Most of us think if we reach toward the things we want, if we join the church, if we make the sale, if we get the guy or the girl, then and only then will we be fulfilled and happy. What most people don’t realize, myself and New Hope members alike, is that need can be exploited. Desperate people agree to desperate things.

I could see this in Vanessa Bolton. She seemed to be lying every bit as much to herself as she was to me. She thought she could play their game and come out on top. She thought if she played her cards right, freedom from the business, from the lies, from whatever it was she’d gotten herself into, would absolve her. She thought she could win. She was wrong about that, of course, but most incorrect things also contain an element of truth. There are bad outcomes and less bad outcomes. But no one wins in situations like these. Not really.

Just ask my neighbor, Mrs. Dunn. She too was arrested, and she too was helping the Feds. While I’m not aware of the specifics, I do know that she was never sentenced. She posted bail and was released, so whatever she gave them must have been good.

I learned a lot while here in prison. I learned that her real name is not Vanessa, nor Amanda. It’s Bethany. Whoever she is in real life, I like to think she offered me a bit of that in our time together. I heard she accepted a plea deal and was given probation. That makes me proud. I never doubted her ability to work the system.

As for me, I’ll serve thirty-six months here for selling my formulas on the black market. It started out pretty straightforward: I needed to sell the formulas, considering their short shelf life. I didn’t want to get bogged down with government red tape and yet here I am paying the price, half-saved by other people’s misdeeds.
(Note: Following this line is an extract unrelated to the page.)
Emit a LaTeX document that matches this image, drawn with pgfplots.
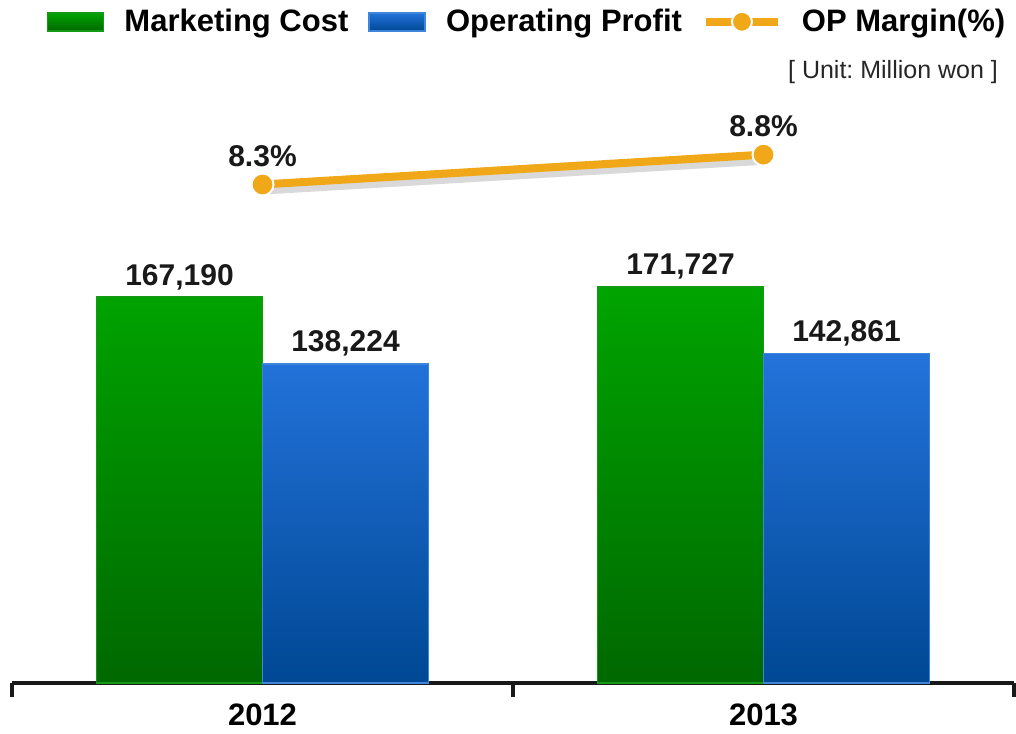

Afterward, I’ll be ushered into life on the outside by way of the witness protection program. I’ll never spend another day in the lab. In my new life, I will not spend my days as a chemist. It’s also likely I’ll never see my wife or my daughter again. This is perhaps the toughest part to swallow, that to protect them I had to drag them into the mix. They were taken from our home in the middle of the night. They’ve had to move and assume new identities, for their safety. On good days, I like to remind myself that a fresh start might be good for everyone involved. Wouldn’t it be good for us to have finally found happiness, to have finally found what we were unable to give to each other? I don’t know.

On hard days, I tell myself there’s always Instalook. It won’t be easy, but knowing Emily, if I look hard enough, I’ll find her there.

Last week, I had my attorney get a package to Bethany—a fictional story written under a nom de plume, a recounting of the way things went down, which is to say was not so fictional at all. Only she will know what certain things meant or why they played out the way they did. It’s like the two of us created a language no one else would understand. But the truth is like that sometimes, hidden and elusive even to those who lived it.

My story was meant to be both an apology and a thank you. I may have wanted Emily, I still want her. But I needed Vanessa. In the end, she was the only one who was ever loyal to me. She told me to get out of that hotel room not realizing it was too late for the both of us. She risked her life to send those texts, and that gives me hope. I’ve come to appreciate the people we pretended to be, and at the end of the story, when I told her I think of her often, it was the truth.